▶ **AIM**:
Pictures stay out of the copy; restate everything else in the material exactly.

— BEGIN —

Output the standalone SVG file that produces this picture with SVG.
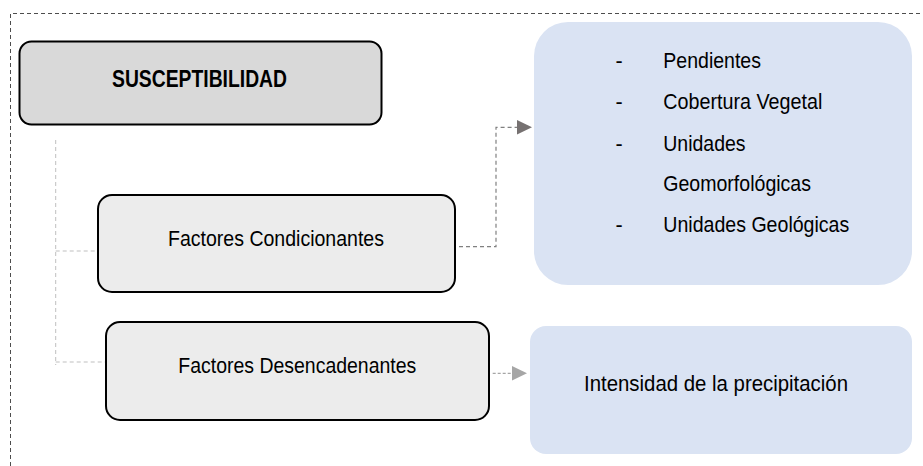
<svg xmlns="http://www.w3.org/2000/svg" width="923" height="466" viewBox="0 0 923 466">
<style>
.t{font-family:"Liberation Sans",Arial,sans-serif;font-size:21.5px;fill:#000}
.f{font-size:22.5px}
.b{font-weight:bold;font-size:24px}
.gbox{stroke:#000;stroke-width:2}
.blue{fill:#dae3f3}
.frame{fill:none;stroke:#4d4d4d;stroke-width:1;stroke-dasharray:4 3}
.lc{fill:none;stroke:#bfbfbf;stroke-width:1;stroke-dasharray:4 3}
.dc{fill:none;stroke:#808080;stroke-width:1.2;stroke-dasharray:4 3}
.dc2{fill:none;stroke:#a6a6a6;stroke-width:1.2;stroke-dasharray:3 2}
</style>
<rect width="923" height="466" fill="#fff"/>
<path class="frame" d="M10.5 466 V13.5 H923"/>
<g id="connectors">
<path class="lc" d="M55.7 140 V365 M55.7 251 H97 M55.7 362 H105"/>
<path class="dc" d="M459 246.7 H496 V127.3 H517"/>
<polygon points="517,120 532,127.3 517,134.6" fill="#767171"/>
<path class="dc2" d="M492.7 373.3 H512"/>
<polygon points="512,366 527,373.3 512,380.6" fill="#a6a6a6"/>
</g>
<g id="susceptibilidad">
<rect class="gbox" x="19.5" y="41.5" width="362" height="83" rx="12" fill="#d9d9d9"/>
<text class="t b" x="112" y="86.5" textLength="175" lengthAdjust="spacingAndGlyphs">SUSCEPTIBILIDAD</text>
</g>
<g id="condicionantes">
<rect class="gbox" x="98" y="195" width="357" height="97" rx="14" fill="#ececec"/>
<text class="t f" x="168" y="245.7" textLength="216" lengthAdjust="spacingAndGlyphs">Factores Condicionantes</text>
</g>
<g id="desencadenantes">
<rect class="gbox" x="106" y="322" width="383" height="98" rx="14" fill="#ececec"/>
<text class="t f" x="178.3" y="373.3" textLength="238" lengthAdjust="spacingAndGlyphs">Factores Desencadenantes</text>
</g>
<g id="lista">
<rect class="blue" x="534" y="22" width="378" height="263" rx="34"/>
<text class="t" x="615.5" y="68.3">-</text>
<text class="t" x="663.3" y="68.3" textLength="97.7" lengthAdjust="spacingAndGlyphs">Pendientes</text>
<text class="t" x="615.5" y="109.3">-</text>
<text class="t" x="663.3" y="109.3" textLength="159" lengthAdjust="spacingAndGlyphs">Cobertura Vegetal</text>
<text class="t" x="615.5" y="150.7">-</text>
<text class="t" x="663.3" y="150.7" textLength="82.3" lengthAdjust="spacingAndGlyphs">Unidades</text>
<text class="t" x="663.3" y="190.7" textLength="147.7" lengthAdjust="spacingAndGlyphs">Geomorfológicas</text>
<text class="t" x="615.5" y="231.7">-</text>
<text class="t" x="663.3" y="231.7" textLength="186" lengthAdjust="spacingAndGlyphs">Unidades Geológicas</text>
</g>
<g id="intensidad">
<rect class="blue" x="530" y="326" width="382" height="128" rx="16"/>
<text class="t" x="584" y="391" textLength="264" lengthAdjust="spacingAndGlyphs">Intensidad de la precipitación</text>
</g>
</svg>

— END —

▶ **EXERCISE RESULT**:
Output the standalone SVG file that produces this picture with SVG.
<svg xmlns="http://www.w3.org/2000/svg" width="923" height="466" viewBox="0 0 923 466">
<style>
.t{font-family:"Liberation Sans",Arial,sans-serif;font-size:21.5px;fill:#000}
.f{font-size:22.5px}
.b{font-weight:bold;font-size:24px}
.gbox{stroke:#000;stroke-width:2}
.blue{fill:#dae3f3}
.frame{fill:none;stroke:#4d4d4d;stroke-width:1;stroke-dasharray:4 3}
.lc{fill:none;stroke:#bfbfbf;stroke-width:1;stroke-dasharray:4 3}
.dc{fill:none;stroke:#808080;stroke-width:1.2;stroke-dasharray:4 3}
.dc2{fill:none;stroke:#a6a6a6;stroke-width:1.2;stroke-dasharray:3 2}
</style>
<rect width="923" height="466" fill="#fff"/>
<path class="frame" d="M10.5 466 V13.5 H923"/>
<g id="connectors">
<path class="lc" d="M55.7 140 V365 M55.7 251 H97 M55.7 362 H105"/>
<path class="dc" d="M459 246.7 H496 V127.3 H517"/>
<polygon points="517,120 532,127.3 517,134.6" fill="#767171"/>
<path class="dc2" d="M492.7 373.3 H512"/>
<polygon points="512,366 527,373.3 512,380.6" fill="#a6a6a6"/>
</g>
<g id="susceptibilidad">
<rect class="gbox" x="19.5" y="41.5" width="362" height="83" rx="12" fill="#d9d9d9"/>
<text class="t b" x="112" y="86.5" textLength="175" lengthAdjust="spacingAndGlyphs">SUSCEPTIBILIDAD</text>
</g>
<g id="condicionantes">
<rect class="gbox" x="98" y="195" width="357" height="97" rx="14" fill="#ececec"/>
<text class="t f" x="168" y="245.7" textLength="216" lengthAdjust="spacingAndGlyphs">Factores Condicionantes</text>
</g>
<g id="desencadenantes">
<rect class="gbox" x="106" y="322" width="383" height="98" rx="14" fill="#ececec"/>
<text class="t f" x="178.3" y="373.3" textLength="238" lengthAdjust="spacingAndGlyphs">Factores Desencadenantes</text>
</g>
<g id="lista">
<rect class="blue" x="534" y="22" width="378" height="263" rx="34"/>
<text class="t" x="615.5" y="68.3">-</text>
<text class="t" x="663.3" y="68.3" textLength="97.7" lengthAdjust="spacingAndGlyphs">Pendientes</text>
<text class="t" x="615.5" y="109.3">-</text>
<text class="t" x="663.3" y="109.3" textLength="159" lengthAdjust="spacingAndGlyphs">Cobertura Vegetal</text>
<text class="t" x="615.5" y="150.7">-</text>
<text class="t" x="663.3" y="150.7" textLength="82.3" lengthAdjust="spacingAndGlyphs">Unidades</text>
<text class="t" x="663.3" y="190.7" textLength="147.7" lengthAdjust="spacingAndGlyphs">Geomorfológicas</text>
<text class="t" x="615.5" y="231.7">-</text>
<text class="t" x="663.3" y="231.7" textLength="186" lengthAdjust="spacingAndGlyphs">Unidades Geológicas</text>
</g>
<g id="intensidad">
<rect class="blue" x="530" y="326" width="382" height="128" rx="16"/>
<text class="t" x="584" y="391" textLength="264" lengthAdjust="spacingAndGlyphs">Intensidad de la precipitación</text>
</g>
</svg>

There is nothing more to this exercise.